Do they keep the kids in this lab the whole time they are in the kids programming? Or do they take them outside to do things around the ship?

When you are on Castaway Cay do they take them out on the beach or again have them stay inside a room?

TIA

AM
 
This may seem like a stupid question but what kinds of shoes are the kids supposed to where in the clubs? sneakers, sandals, are flip flops OK? Just trying to get an idea on how many pairs and what kinds of shoes we need to pack for DD 7.

Thanks.
 
SC Minnie, that is actually a very good question. I would also like to know if there are any shoe/footwear requirements in the Oceaneer Clubs & Labs. We will be cruising with our DD10, DS7, DD6 & DD4.
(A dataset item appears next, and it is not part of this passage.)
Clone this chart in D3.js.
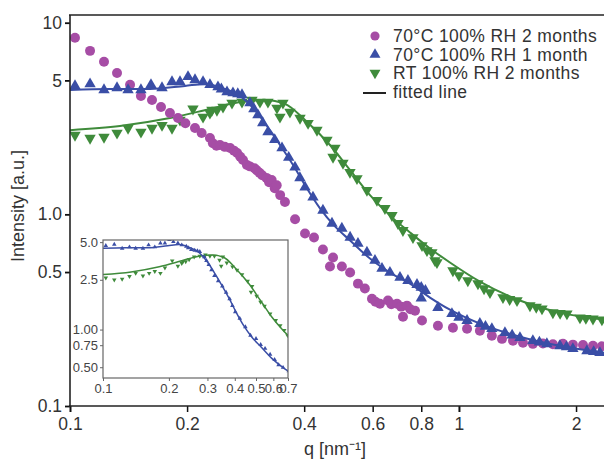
<!DOCTYPE html>
<html><head><meta charset="utf-8">
<script src="https://cdn.jsdelivr.net/npm/d3@7"></script>
<style>body{margin:0;background:#fff}svg{display:block;font-family:"Liberation Sans",Arial,sans-serif}</style>
</head><body><svg id="c" width="604" height="459"></svg>
<script>
// ---- data (q in nm^-1, intensity in a.u.) ----
const purpleQ=[0.103,0.1126,0.1223,0.1321,0.1427,0.1522,0.1625,0.1714,0.1807,0.1895,0.198,0.2096,0.218,0.229,0.233,0.238,0.243,0.25,0.258,0.264,0.269,0.274,0.2785,0.285,0.29,0.298,0.302,0.307,0.312,0.32,0.325,0.33,0.336,0.34,0.347,0.357,0.379,0.402,0.424,0.447,0.4745,0.466,0.500,0.525,0.55,0.573,0.5975,0.61,0.6265,0.657,0.67,0.693,0.71,0.735,0.75,0.771,0.718,0.8035,0.883,0.965,1.049,1.132,1.215,1.29,1.377,1.461,1.549,1.644,1.744,1.851,1.963,2.084,2.211,2.331];
const purpleI=[8.35,7.13,6.25,5.47,4.74,4.15,3.95,3.63,3.38,3.18,2.99,2.82,2.66,2.50,2.35,2.28,2.30,2.25,2.22,2.15,2.09,2.0,1.92,1.81,1.78,1.74,1.70,1.65,1.60,1.55,1.47,1.51,1.37,1.42,1.26,1.16,0.942,0.795,0.758,0.656,0.596,0.534,0.534,0.497,0.435,0.41,0.363,0.35,0.342,0.355,0.34,0.342,0.33,0.334,0.32,0.314,0.292,0.279,0.262,0.256,0.253,0.247,0.2325,0.224,0.219,0.214,0.211,0.212,0.210,0.211,0.209,0.208,0.206,0.205];

const blueQ=[0.103,0.1126,0.1223,0.1321,0.141,0.1522,0.1615,0.1724,0.1829,0.1918,0.2011,0.2096,0.2198,0.229,0.2401,0.245,0.2533,0.2624,0.27,0.2768,0.2902,0.297,0.3042,0.313,0.3228,0.336,0.3508,0.365,0.3788,0.39,0.402,0.4214,0.447,0.4716,0.500,0.525,0.55,0.580,0.6082,0.634,0.6646,0.7053,0.7394,0.78,0.80,0.82,0.80,0.883,0.9593,1.0,1.049,1.132,1.17,1.215,1.313,1.37,1.435,1.549,1.61,1.683,1.818,1.89,1.963,2.133,2.22,2.304];
const blueI=[4.68,4.79,4.46,4.57,4.46,4.46,4.74,4.57,4.91,4.91,5.22,5.03,4.91,4.74,4.62,4.5,4.35,4.30,4.25,4.20,3.81,3.55,3.30,3.0,2.69,2.45,2.22,1.98,1.76,1.55,1.385,1.227,1.049,0.897,0.845,0.758,0.705,0.633,0.574,0.522,0.497,0.468,0.451,0.43,0.415,0.40,0.365,0.326,0.303,0.29,0.279,0.269,0.26,0.253,0.241,0.234,0.227,0.219,0.215,0.211,0.206,0.203,0.199,0.194,0.192,0.1895];

const greenQ=[0.103,0.1126,0.1223,0.1321,0.141,0.1522,0.1625,0.1724,0.1829,0.1918,0.2071,0.2198,0.229,0.2317,0.2387,0.2474,0.2609,0.2768,0.2937,0.3079,0.3228,0.3405,0.3528,0.3466,0.3677,0.3903,0.4093,0.4315,0.4578,0.4745,0.4799,0.5033,0.5246,0.5468,0.5800,0.6154,0.6452,0.6726,0.6969,0.7178,0.7616,0.8035,0.8275,0.852,0.8675,0.8779,0.965,1.0,1.054,1.119,1.16,1.2016,1.2976,1.35,1.4101,1.5225,1.58,1.635,1.744,1.82,1.895,2.047,2.12,2.211,2.331];
const greenI=[2.59,2.50,2.53,2.66,2.82,2.69,2.82,2.92,2.82,3.11,3.55,3.22,3.38,3.50,3.50,3.63,3.81,3.86,3.95,3.86,3.86,3.59,3.81,3.22,3.42,3.18,2.99,2.75,2.44,1.99,2.22,1.85,1.66,1.54,1.336,1.184,1.075,0.988,0.897,0.825,0.758,0.688,0.648,0.633,0.574,0.561,0.509,0.48,0.451,0.435,0.41,0.391,0.368,0.36,0.355,0.334,0.328,0.322,0.307,0.305,0.303,0.289,0.287,0.285,0.282];

const blueFitQ=[0.1,0.1267,0.1605,0.1975,0.2223,0.2503,0.2735,0.2989,0.3267,0.3508,0.379,0.402,0.4393,0.480,0.525,0.5905,0.6646,0.7482,0.8424,0.948,1.132,1.435,1.818,2.36];
const blueFitI=[4.46,4.51,4.51,4.68,4.79,4.51,4.15,3.50,2.75,2.22,1.74,1.419,1.075,0.865,0.731,0.588,0.497,0.435,0.368,0.318,0.269,0.230,0.206,0.1895];
const greenFitQ=[0.1,0.1344,0.1807,0.229,0.2735,0.317,0.357,0.402,0.466,0.525,0.5905,0.664,0.7482,0.8424,0.948,1.132,1.435,1.818,2.36];
const greenFitI=[2.75,2.89,3.18,3.55,3.86,3.95,3.77,3.11,2.30,1.70,1.26,0.988,0.805,0.664,0.561,0.446,0.355,0.307,0.282];

const xTicks=[0.1,0.2,0.4,0.6,0.8,1,2];
const xTickLabels=["0.1","0.2","0.4","0.6","0.8","1","2"];
const yTicks=[10,5,1,0.5,0.1];
const yTickLabels=["10","5","1.0","0.5","0.1"];
const insetXTicks=[0.1,0.2,0.3,0.4,0.5,0.6,0.7];
const insetXTickLabels=["0.1","0.2","0.3","0.4","0.5","0.6","0.7"];
const insetYTicks=[5,2.5,1,0.75,0.5];
const insetYTickLabels=["5.0","2.5","1.00","0.75","0.50"];
const legendLabels=["70°C 100% RH 2 months","70°C 100% RH 1 month","RT 100% RH 2 months","fitted line"];

const colors={purple:"#a64da5",blue:"#3a4ea6",green:"#3f8b3b"};
const zip=(a,b)=>a.map((v,i)=>[v,b[i]]);

const svg=d3.select('#c');
const L=70,R=604,T=15,B=406;
const x=d3.scaleLog().domain([0.1,2.36]).range([L,R]);
const y=d3.scaleLog().domain([0.1,10.97]).range([B,T]);

const defs=svg.append('defs');
defs.append('clipPath').attr('id','mainclip').append('rect').attr('x',L).attr('y',T).attr('width',R-L).attr('height',B-T);

const plot=svg.append('g').attr('clip-path','url(#mainclip)');
const sym=(type,size)=>d3.symbol().type(type).size(size);

function drawSeries(g,xs,ys,data,type,size,color,rot){
  g.selectAll(null).data(data).enter().append('path')
   .attr('d',sym(type,size)())
   .attr('transform',d=>`translate(${xs(d[0])},${ys(d[1])})${rot?' rotate(180)':''}`)
   .attr('fill',color);
}
function drawFit(g,xs,ys,data,color,w){
  g.append('path').datum(data)
   .attr('d',d3.line().x(d=>xs(d[0])).y(d=>ys(d[1])).curve(d3.curveMonotoneX))
   .attr('fill','none').attr('stroke',color).attr('stroke-width',w);
}
drawSeries(plot,x,y,zip(greenQ,greenI),d3.symbolTriangle,56,colors.green,true);
drawFit(plot,x,y,zip(greenFitQ,greenFitI),colors.green,2);
drawSeries(plot,x,y,zip(purpleQ,purpleI),d3.symbolCircle,78,colors.purple,false);
drawSeries(plot,x,y,zip(blueQ,blueI),d3.symbolTriangle,56,colors.blue,false);
drawFit(plot,x,y,zip(blueFitQ,blueFitI),colors.blue,2);

// axes
const ax=svg.append('g').attr('transform',`translate(0,${B})`)
  .call(d3.axisBottom(x).tickValues(xTicks).tickFormat((d,i)=>xTickLabels[i]).tickSize(6).tickSizeOuter(0).tickPadding(6));
ax.select('.domain').remove();
ax.selectAll('.tick line').attr('stroke','#111').attr('stroke-width',(d)=>(d===0.1||d===1)?2:1.5);
ax.selectAll('.tick text').attr('font-size',17.5).attr('fill','#333').attr('font-family','"Liberation Sans",Arial,sans-serif');

const ay=svg.append('g').attr('transform',`translate(${L},0)`)
  .call(d3.axisLeft(y).tickValues(yTicks).tickFormat((d,i)=>yTickLabels[i]).tickSize(5).tickSizeOuter(0).tickPadding(3));
ay.select('.domain').remove();
ay.selectAll('.tick line').attr('stroke','#111').attr('stroke-width',1.8);
ay.selectAll('.tick text').attr('font-size',17.5).attr('fill','#333').attr('font-family','"Liberation Sans",Arial,sans-serif');

svg.append('line').attr('x1',L).attr('x2',L).attr('y1',T).attr('y2',B+1).attr('stroke','#222').attr('stroke-width',1.6);
svg.append('line').attr('x1',L-1).attr('x2',R).attr('y1',B).attr('y2',B).attr('stroke','#222').attr('stroke-width',1.6);
svg.append('line').attr('x1',L-1).attr('x2',R).attr('y1',T).attr('y2',T).attr('stroke','#222').attr('stroke-width',1.6);

svg.append('text').attr('x',335).attr('y',455).attr('text-anchor','middle').attr('font-size',18).attr('fill','#333')
  .text('q [nm⁻¹]');
svg.append('text').attr('transform','translate(24,206) rotate(-90)').attr('text-anchor','middle').attr('font-size',18).attr('fill','#333')
  .text('Intensity [a.u.]');

// legend
const lg=svg.append('g');
const rows=[36,54.5,73,92];
const lsym=[[d3.symbolCircle,colors.purple,false,66],[d3.symbolTriangle,colors.blue,false,52],[d3.symbolTriangle,colors.green,true,52]];
lsym.forEach((s,i)=>{
  lg.append('path').attr('d',sym(s[0],s[3])()).attr('fill',s[1])
    .attr('transform',`translate(375,${rows[i]})${s[2]?' rotate(180)':''}`);
});
lg.append('line').attr('x1',363).attr('x2',386).attr('y1',rows[3]+1).attr('y2',rows[3]+1).attr('stroke','#222').attr('stroke-width',2);
legendLabels.forEach((t,i)=>{
  lg.append('text').attr('x',393).attr('y',rows[i]).attr('dy','0.36em').attr('font-size',17.5).attr('letter-spacing',0.4).attr('fill','#333').text(t);
});

// inset
const iL=103,iR=288,iT=240,iB=378;
const ix=d3.scaleLog().domain([0.1,0.7]).range([iL,iR]);
const iy=d3.scaleLog().domain([0.41,5.2]).range([iB,iT]);
svg.append('rect').attr('x',iL).attr('y',iT).attr('width',iR-iL).attr('height',iB-iT).attr('fill','#fff');
defs.append('clipPath').attr('id','insetclip').append('rect').attr('x',iL).attr('y',iT).attr('width',iR-iL).attr('height',iB-iT);
const ip=svg.append('g').attr('clip-path','url(#insetclip)');
const inR=d=>d[0]<=0.72;
drawSeries(ip,ix,iy,zip(greenQ,greenI).filter(inR),d3.symbolTriangle,9,colors.green,true);
drawFit(ip,ix,iy,zip(greenFitQ,greenFitI).filter(d=>d[0]<=0.76),colors.green,1.5);
drawSeries(ip,ix,iy,zip(blueQ,blueI).filter(inR),d3.symbolTriangle,9,colors.blue,false);
drawFit(ip,ix,iy,zip(blueFitQ,blueFitI).filter(d=>d[0]<=0.76),colors.blue,1.5);
svg.append('rect').attr('x',iL).attr('y',iT).attr('width',iR-iL).attr('height',iB-iT).attr('fill','none').attr('stroke','#666').attr('stroke-width',1.2);

const iax=svg.append('g').attr('transform',`translate(0,${iB})`)
  .call(d3.axisBottom(ix).tickValues(insetXTicks).tickFormat((d,i)=>insetXTickLabels[i]).tickSize(3).tickSizeOuter(0).tickPadding(3));
iax.select('.domain').remove();
iax.selectAll('.tick line').attr('stroke','#666');
iax.selectAll('.tick text').attr('font-size',13).attr('fill','#444').attr('font-family','"Liberation Sans",Arial,sans-serif');
const iay=svg.append('g').attr('transform',`translate(${iL},0)`)
  .call(d3.axisLeft(iy).tickValues(insetYTicks).tickFormat((d,i)=>insetYTickLabels[i]).tickSize(3).tickSizeOuter(0).tickPadding(2));
iay.select('.domain').remove();
iay.selectAll('.tick line').attr('stroke','#666');
iay.selectAll('.tick text').attr('font-size',13).attr('fill','#444').attr('font-family','"Liberation Sans",Arial,sans-serif');
</script></body></html>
Does anyone have this info?

Thanks,

1 Disney Lovin' Mom :earsgirl:
Memphis, TN
 
It was stated that you could request "modified programming." Could someone please explain what that is?
 
For those of you concerned about whether siblings will be together. I think my children who were 9 and 12 for our last disney cruise would have made more friends if they had been seperated. We were allowed to bump our 9 year old up a age group. They hund out together and didn't make any friends in the club. This time they will be seperated and I think they may have more fun.
 
For those of you concerned about whether siblings will be together. I think my children who were 9 and 12 for our last disney cruise would have made more friends if they had been seperated. We were allowed to bump our 9 year old up a age group. They hund out together and didn't make any friends in the club. This time they will be seperated and I think they may have more fun.
 
Once a child is signed into the childrens program do they need to sign up each individual day and decide in advance which of the days activities they wish to participate in.

:cool:
 
All the programs are designed so that everyone can participate. So in effect, if you decide to go, there will be room, and if you don't, not to worry.

My kids did the things that they wanted, and at the spur of the moment joined things last minute too.

It was the best of both worlds. We had plenty of family time, and plenty of mom and dad time. Have to love the adult only pool!